In some MLS circles, Garber is fond of telling a story from his early days at the NFL. He once complained to his boss, Kantarian, that his secretary was difficult. Garber was being dismissive of her when Kantarian cut him off and said that if he had to choose between his secretary and Garber, he would choose his secretary any day of the week.
The exchange grounded Garber, who described himself as young and cocky at the time, former MLS Deputy Commissioner Ivan Gazidis said. Gazidis added, “It defines who he is. He has this sense that everyone is equal and deserves the same respect.”
For that reason, Garber is just as comfortable today in the boardroom with billionaires as he is in a ticket sales breakout during a team marketing summit. Even when he dabbles in the minutiae, team executives say, it’s not to offer criticism but instead to offer big-picture guidance and ask: How can the league help? And when he offers to help, he means it.
Colorado Rapids Managing Director Jeff Plush remembers getting a call from Garber en route to the Pittsburgh airport shortly after a meeting with Dick’s Sporting Goods executives. Garber said he had discussed Dick’s getting involved in the sport in a grassroots way and mentioned Colorado’s new soccer stadium and surrounding youth fields. Plush called Dick’s immediately and a few months later signed a 15-year naming-rights deal worth $2 million annually.
Plush, who also has worked for NHL and NBA teams, said, “That’s a little rare to have a commissioner who’s willing to roll up his sleeves and help.”
Twists and turns
Seated on his office couch with his right foot tucked under his leg, Garber talks about Beckham again, but this time the look of disappointment disappears from his face. It’s a day after the Los Angeles Galaxy and AC Milan completed a deal under which Beckham will stay with the Italian club until the end of the European soccer season and then return to the Galaxy in July for the rest of the 2009 season.
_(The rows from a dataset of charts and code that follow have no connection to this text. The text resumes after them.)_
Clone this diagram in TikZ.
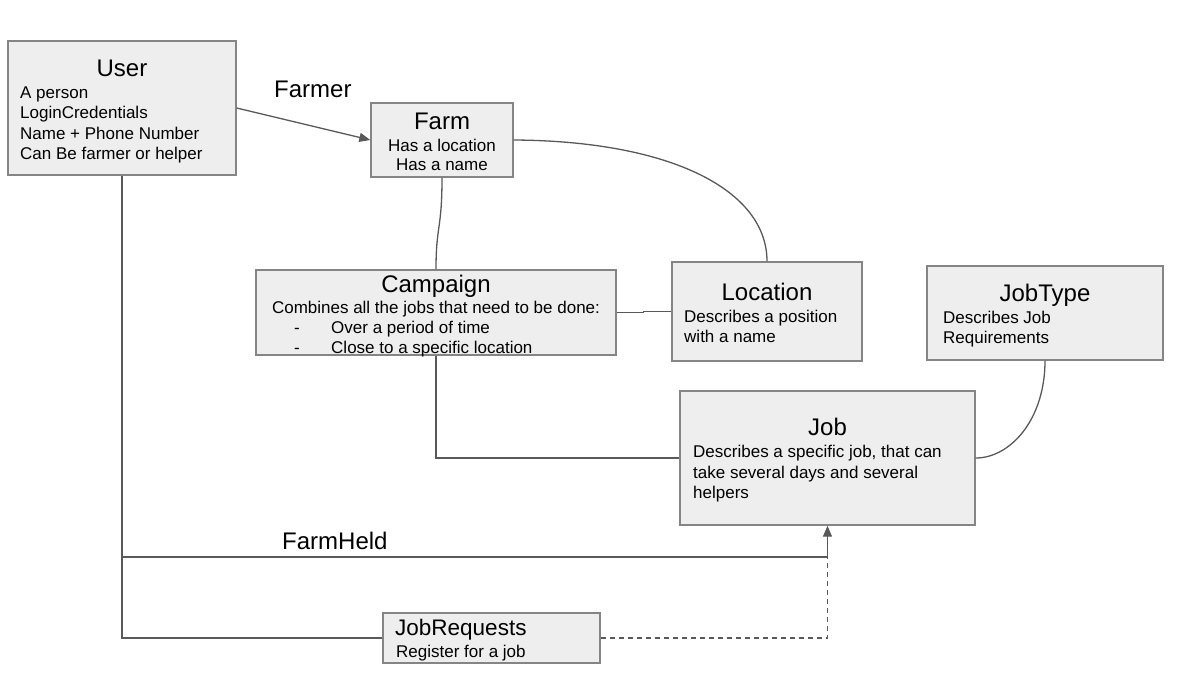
\documentclass[tikz,border=0pt]{standalone}
\usepackage{fontspec}
\setmainfont{Liberation Sans}
\usetikzlibrary{arrows.meta}

\definecolor{boxfill}{HTML}{EEEEEE}
\definecolor{boxline}{HTML}{858585}
\definecolor{linegray}{HTML}{595959}

\tikzset{
    box/.style={draw=boxline, fill=boxfill, line width=1.4pt, inner sep=0pt},
    title/.style={font=\fontsize{24}{28}\selectfont, inner sep=0pt, anchor=base},
    body/.style={font=\fontsize{17}{20}\selectfont, inner sep=0pt, anchor=base west},
    conn/.style={draw=linegray, line width=1.3pt},
    tip/.style={-{Triangle[length=11pt,width=9pt]}}
}

\begin{document}
\begin{tikzpicture}[x=1pt, y=-1pt]
    \useasboundingbox (0,0) rectangle (1179,683);

    %Boxen
    \node[box, minimum width=228pt, minimum height=134pt] (user) at (122,108) {};
    \node[box, minimum width=142pt, minimum height=74pt] (farm) at (442,140) {};
    \node[box, minimum width=360pt, minimum height=85pt] (campaign) at (436,312.5) {};
    \node[box, minimum width=190pt, minimum height=99pt] (location) at (767,311.5) {};
    \node[box, minimum width=236pt, minimum height=94pt] (jobtype) at (1045,313) {};
    \node[box, minimum width=295pt, minimum height=134pt] (job) at (827.5,458) {};
    \node[box, minimum width=217pt, minimum height=50pt] (jobreq) at (491.5,638) {};

    %Texte
    \node[title] (user-t) at (122,76) {User};
    \foreach[count=\i] \a in {A person, LoginCredentials, Name + Phone Number, Can Be farmer or helper} {
        \node[body] (user-\i) at (20,77.5+20.5*\i) {\a};
    }
    \node[title] (farm-t) at (442,129) {Farm};
    \node[body, anchor=base] (farm-1) at (442,151) {Has a location};
    \node[body, anchor=base] (farm-2) at (442,170.5) {Has a name};

    \node[title] (campaign-t) at (436,292) {Campaign};
    \node[body, anchor=base] (campaign-1) at (436,313) {Combines all the jobs that need to be done:};
    \foreach[count=\i] \a in {Over a period of time, Close to a specific location} {
        \node[body] (dash-\i) at (294,313+20*\i) {-};
        \node[body] (campaign-\i\i) at (331,313+20*\i) {\a};
    }

    \node[title] (location-t) at (767,300) {Location};
    \node[body] (location-1) at (684,322) {Describes a position};
    \node[body] (location-2) at (684,342.5) {with a name};

    \node[title] (jobtype-t) at (1045,301) {JobType};
    \node[body] (jobtype-1) at (943,323) {Describes Job};
    \node[body] (jobtype-2) at (943,343.5) {Requirements};

    \node[title] (job-t) at (827.5,435) {Job};
    \foreach[count=\i] \a in {{Describes a specific job, that can}, take several days and several, helpers} {
        \node[body] (job-\i) at (693,437.5+20.3*\i) {\a};
    }

    \node[title, anchor=base west, font=\fontsize{22.5}{26}\selectfont] (jobreq-t) at (395,635) {JobRequests};
    \node[body] (jobreq-1) at (396,657) {Register for a job};

    %Beziehungen
    \draw[conn, tip] (user.east) -- (farm.west);
    \node[title, anchor=base west] (farmer) at (274,97) {Farmer};

    \draw[conn] (farm.east) .. controls (673,141) and (767,191) .. (location.north);
    \draw[conn] (farm.south) .. controls (442,230) and (436,225) .. (campaign.north);
    \draw[conn] (campaign.east) -- ++(27,0) |- (location.west);
    \draw[conn] (campaign.south) |- (job.west);
    \draw[conn] (jobtype.south) .. controls (1045,420) and (1010,458) .. (job.east);

    \coordinate (heldstart) at (122,557);
    \coordinate (heldend) at (827.5,557);
    \draw[conn] (user.south) |- (jobreq.west);
    \draw[conn, tip] (heldstart) -- (heldend) -- (job.south);
    \node[title, anchor=base west] (farmheld) at (282,549) {FarmHeld};
    \draw[conn, dashed, dash pattern=on 5pt off 4pt] (jobreq.east) -| (heldend);
\end{tikzpicture}
\end{document}
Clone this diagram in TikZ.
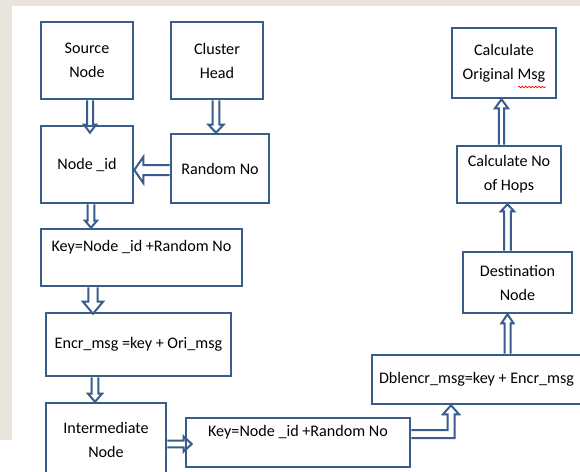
\documentclass[tikz,border=0pt]{standalone}
\usepackage{fontspec}
\setmainfont{Carlito}
\usetikzlibrary{calc,decorations.pathmorphing}
\definecolor{boxblue}{RGB}{56,93,138}
\definecolor{bgbeige}{RGB}{234,228,222}
\tikzset{
  box/.style={draw=boxblue, line width=1.9pt, align=center, inner sep=0pt,
    font=\fontsize{12.1}{18}\selectfont, text=black},
  arr/.style={draw=boxblue, line width=1.5pt, line join=miter}
}
\newcommand{\blkarrow}[5]{%
  \coordinate (bS) at #1;
  \coordinate (bE) at #2;
  \coordinate (bH) at ($(bE)!#5!(bS)$);
  \draw[arr] ($(bS)!#3!90:(bE)$) -- ($(bH)!#3!-90:(bS)$) -- ($(bH)!#4!-90:(bS)$)
    -- (bE) -- ($(bH)!#4!90:(bS)$) -- ($(bH)!#3!90:(bS)$) -- ($(bS)!#3!-90:(bE)$);
}
\begin{document}
\begin{tikzpicture}[x=0.75pt,y=-0.75pt]
\useasboundingbox (0,0) rectangle (580,471);
\fill[white] (0,0) rectangle (580,471);
\fill[bgbeige] (0,0) rectangle (12,440);
\fill[bgbeige] (0,0) rectangle (580,6);

\node[box, minimum width=69pt, minimum height=57.75pt] (src) at (87,60.5) {Source\\Node};
\node[box, minimum width=69pt, minimum height=57.75pt] (ch) at (217,60.5) {Cluster\\Head};
\node[box, minimum width=69pt, minimum height=57.75pt] (nid) at (87,164.5) {Node \_id};
\node[box, minimum width=73.5pt, minimum height=51.75pt] (rnd) at (220,168.5) {Random No};
\node[box, minimum width=150.75pt, minimum height=42.75pt] (key1) at (141.5,257.5) {Key=Node \_id +Random No\\ \mbox{}};
\node[box, minimum width=138.75pt, minimum height=47.25pt] (encr) at (138.5,344.5) {Encr\_msg =key + Ori\_msg};
\node[box, minimum width=90pt, minimum height=54.75pt] (inter) at (106,439.5) {Intermediate\\Node};
\node[box, minimum width=168pt, minimum height=36.75pt] (key2) at (298,442.5) {Key=Node \_id +Random No\\ \mbox{}};
\node[box, minimum width=156.75pt, minimum height=36.75pt] (dbl) at (476.5,379.5) {Dblencr\_msg=key + Encr\_msg};
\node[box, minimum width=81.75pt, minimum height=45.75pt] (dest) at (517.5,282.5) {Destination\\Node};
\node[box, minimum width=78pt, minimum height=42.75pt] (hops) at (509,174.5) {Calculate No\\of Hops};
\node[box, minimum width=78pt, minimum height=52.5pt] (orig) at (504,63) {Calculate\\Original Msg};

% spell-check squiggle under "Msg"
\draw[red, line width=0.5pt, decorate, decoration={snake, amplitude=0.6pt, segment length=2.5pt}]
  ($(orig.center)+(14,24)$) -- ($(orig.center)+(42,24)$);

% block arrows
\blkarrow{($(src.south)+(3,0)$)}{($(nid.north)+(3,8)$)}{2.25pt}{4.5pt}{6pt}
\blkarrow{($(ch.south)+(-1,0)$)}{($(rnd.north)+(-4,0)$)}{2.6pt}{5.6pt}{6pt}
\blkarrow{($(rnd.west)+(0,1.5)$)}{($(nid.east)+(0,5.5)$)}{3.75pt}{9.75pt}{6.75pt}
\blkarrow{($(nid.south)+(4,0)$)}{($(key1.north)+(-50.5,0)$)}{2.6pt}{4.5pt}{5.25pt}
\blkarrow{($(key1.south)+(-48.5,0)$)}{($(encr.north)+(-45.5,2)$)}{3.4pt}{7.5pt}{9pt}
\blkarrow{($(encr.south)+(-43.5,0)$)}{($(inter.north)+(-11,0)$)}{2.6pt}{5.25pt}{6pt}
\blkarrow{($(inter.east)+(0,4.5)$)}{($(key2.west)+(7,1.5)$)}{2.6pt}{5.6pt}{6pt}
\blkarrow{($(dbl.north)+(31,0)$)}{($(dest.south)+(-10,0)$)}{2.25pt}{4.5pt}{6.75pt}
\blkarrow{($(dest.north)+(-10,0)$)}{($(hops.south)+(-1.5,0)$)}{2.6pt}{4.9pt}{5.25pt}
\blkarrow{($(hops.north)+(-7.5,0)$)}{($(orig.south)+(-2.5,0)$)}{1.9pt}{4.9pt}{6.75pt}

% elbow arrow from second key box to double-encryption box
\coordinate (ku) at ($(key2.east)+(0,-12.5)$);
\coordinate (kl) at ($(key2.east)+(0,-4.5)$);
\coordinate (tip) at ($(dbl.south)+(-25.5,0)$);
\coordinate (il) at ($(tip)+(-3.5,9)$);
\coordinate (ir) at ($(tip)+(3.5,9)$);
\draw[arr] (ku) -- (ku -| il) -- (il) -- ($(tip)+(-8,9)$) -- (tip)
  -- ($(tip)+(8,9)$) -- (ir) -- (kl -| ir) -- (kl);
\end{tikzpicture}
\end{document}
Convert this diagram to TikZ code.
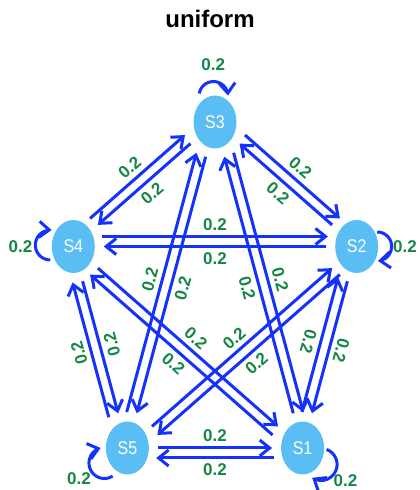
\documentclass[tikz,border=0pt]{standalone}
\usepackage{fontspec}
\usepackage{graphicx}
\setmainfont{Liberation Sans}
\usetikzlibrary{calc,arrows.meta,shapes.geometric,bending}
\definecolor{edgeblue}{RGB}{20,50,250}
\definecolor{nodefill}{RGB}{90,190,245}
\definecolor{weightgreen}{RGB}{20,135,70}

\begin{document}
\begin{tikzpicture}[x=1pt,y=1pt,
  state/.style={ellipse, fill=nodefill, minimum width=43pt, minimum height=53pt,
    inner sep=0pt, text=white, font=\fontsize{16}{16}\selectfont},
  edge/.style={draw=edgeblue, line width=3pt,
    -{Straight Barb[length=10pt,width=16pt]}},
  wlabel/.style={text=weightgreen, font=\bfseries\fontsize{17}{17}\selectfont, inner sep=0pt},
  heading/.style={font=\bfseries\fontsize{24}{24}\selectfont}
]
\useasboundingbox (0,0) rectangle (420,490);

\node[heading] (title) at (210,471) {uniform};

% states on a stretched pentagon
\node[state] (S3) at (215,368)   {\scalebox{1}[1.15]{S3}};
\node[state] (S2) at (356.7,243.5) {\scalebox{1}[1.15]{S2}};
\node[state] (S1) at (302.6,42)  {\scalebox{1}[1.15]{S1}};
\node[state] (S5) at (127.4,42)  {\scalebox{1}[1.15]{S5}};
\node[state] (S4) at (73.3,243.5) {\scalebox{1}[1.15]{S4}};

% transitions: one arrow of each pair runs through the centres,
% the other is offset to its left by \s; weight sits to the left of its arrow,
% turned by \f extra degrees on the two steep side pairs
\foreach \a/\b/\s/\f in {S4/S2/10/0, S2/S4/0/0, S1/S5/10/0, S5/S1/0/0,
    S4/S3/10/0, S3/S4/0/0, S3/S2/10/0, S2/S3/0/0, S5/S4/10/180, S4/S5/0/180,
    S1/S2/10/180, S2/S1/0/180, S5/S3/10/0, S3/S5/0/0, S3/S1/10/0, S1/S3/0/0,
    S1/S4/10/0, S4/S1/0/0, S2/S5/10/0, S5/S2/0/0}{
  \draw[edge] let \p1=($(\b)-(\a)$), \n1={veclen(\x1,\y1)}, \n2={atan2(\y1,\x1)},
      \n3={30.5*36.5/sqrt((36.5*cos(\n2))^2+(30.5*sin(\n2))^2)},
      \n4={sqrt(\n3*\n3-\s*\s)},
      \n5={(\n2>90 ? \n2-180 : (\n2<-90 ? \n2+180 : \n2)) + \f},
      \n6={\s+12}
    in ($(\a)!0.5!(\b)+({-\n6*\y1/\n1},{\n6*\x1/\n1})$) node[wlabel, rotate=\n5] {0.2}
       ($(\a)+({(-\s*\y1+\n4*\x1)/\n1},{(\s*\x1+\n4*\y1)/\n1})$)
    -- ($(\b)+({(-\s*\y1-\n4*\x1)/\n1},{(\s*\x1-\n4*\y1)/\n1})$);
}

% self transitions
\foreach \n/\cx/\cy/\r/\sa/\ea/\lx/\ly in {
    S3/-1.5/26/14.5/170/2/-1.7/57,
    S4/-23/1.5/15/270/85/-52.8/-0.2,
    S2/20.5/0/14.5/90/-87/48.3/-0.2,
    S5/-23/-15/15.5/-58/-256/-48.4/-31,
    S1/18.5/-16.5/16/70/-124/42.9/-32.5}{
  \draw[edge] ($(\n)+(\cx,\cy)+(\sa:\r)$) arc[start angle=\sa, end angle=\ea, radius=\r];
  \node[wlabel] (w\n) at ($(\n)+(\lx,\ly)$) {0.2};
}
\end{tikzpicture}
\end{document}
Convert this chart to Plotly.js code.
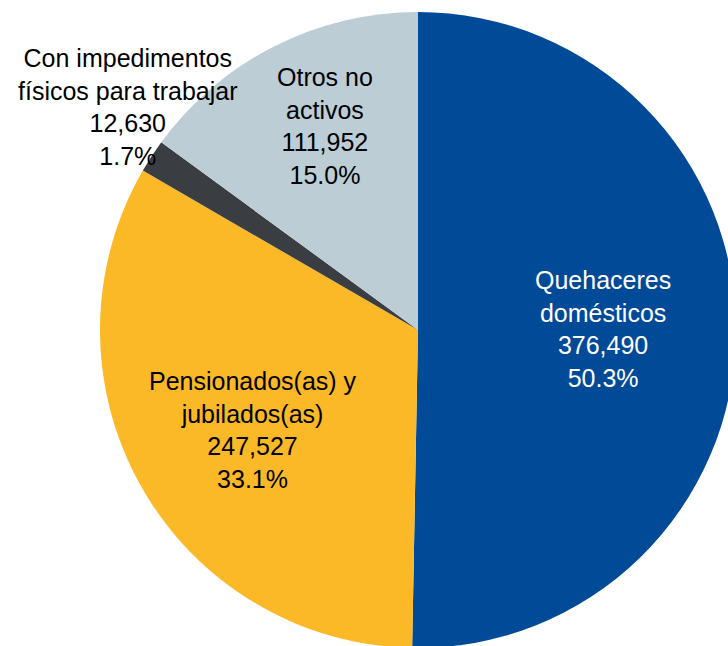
<!DOCTYPE html>
<html>
<head>
<meta charset="utf-8">
<script src="https://cdn.plot.ly/plotly-3.0.1.min.js"></script>
<style>
  html, body { margin: 0; padding: 0; width: 728px; height: 646px; overflow: hidden; background: #fff; }
  #chart { position: absolute; left: 0; top: 0; width: 760px; height: 660px; }
</style>
</head>
<body>
<div id="chart"></div>
<script>
// Data
var categories = ["Quehaceres domésticos", "Pensionados(as) y jubilados(as)", "Con impedimentos físicos para trabajar", "Otros no activos"];
var labelLines = [["Quehaceres", "domésticos"], ["Pensionados(as) y", "jubilados(as)"], ["Con impedimentos", "físicos para trabajar"], ["Otros no", "activos"]];
var values = [376490, 247527, 12630, 111952];
var colors = ["#004a98", "#fbb927", "#3a3e42", "#bccdd5"];
var textColors = ["#ffffff", "#000000", "#000000", "#000000"];

// Layout (label centres in page pixels)
var W = 760, H = 660;
var labelPos = [[603, 329], [253, 430], [128, 107], [325, 126]];

var total = values.reduce(function (a, b) { return a + b; }, 0);
function fmtInt(v) { return v.toString().replace(/\B(?=(\d{3})+(?!\d))/g, ","); }

var annotations = categories.map(function (c, i) {
  var pct = (values[i] / total * 100).toFixed(1) + "%";
  return {
    xref: "paper", yref: "paper",
    x: labelPos[i][0] / W, y: 1 - labelPos[i][1] / H,
    xanchor: "center", yanchor: "middle",
    text: labelLines[i].join("<br>") + "<br>" + fmtInt(values[i]) + "<br>" + pct,
    showarrow: false, align: "center",
    font: { family: "Liberation Sans, Arial, sans-serif", size: 25, color: textColors[i] }
  };
});

var trace = {
  type: "pie",
  labels: categories,
  values: values,
  sort: false,
  direction: "clockwise",
  rotation: 0,
  marker: { colors: colors, line: { width: 0 } },
  textinfo: "none",
  hoverinfo: "skip",
  showlegend: false,
  domain: { x: [100 / W, 736 / W], y: [12 / H, 648 / H] }
};

var layout = {
  width: W, height: H,
  margin: { l: 0, r: 0, t: 0, b: 0 },
  paper_bgcolor: "#ffffff",
  showlegend: false,
  annotations: annotations
};

Plotly.newPlot("chart", [trace], layout, { displayModeBar: false, staticPlot: true });
</script>
</body>
</html>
With the saga resolved, Garber’s remembering the good times — the four-hour dinner in Madrid with David and Victoria Beckham, the day the global star was signed, and his first press conference in Los Angeles. The crowd showered Garber with boos that day when he tried to speak Spanish, but that’s not what stood out in his mind. He remembers standing off to the side and watching Beckham after the press conference ended. A row of 50 members of the media waited for him, and Beckham answered every reporter’s question.
“That’s when I knew we had a tiger by the tail,” Garber says, emphasizing his statement with the outstretched hands an angler uses to illustrate the size of a trout he once caught.
As he reflects on Beckham’s time with the league, Garber has no regrets about signing the international star.
“The ultimate story hasn’t been written,” he says. “He’ll be coming back. He is clearly a guy who put us on the global sports radar screen. That’s a positive. Even if it had a controversial twist or turn, I’m not so sure that’s a bad thing.”
As Garber explains, developing a business is not a straight-line process. It’s full of twists and turns, contractions and expansions, and stars coming and going. “The beauty about soccer is that’s the way the game is played,” Garber says. “It’s not a linear sport. You’re not running down the court like you are in basketball. The game is circuitous.”
In that way the sport is as much like business as it is like Garber’s career. Only a circuitous path could bring a boy from Queens to Oneonta and from the NFL to MLS. And only a circuitous path could lead him into a second decade at its helm.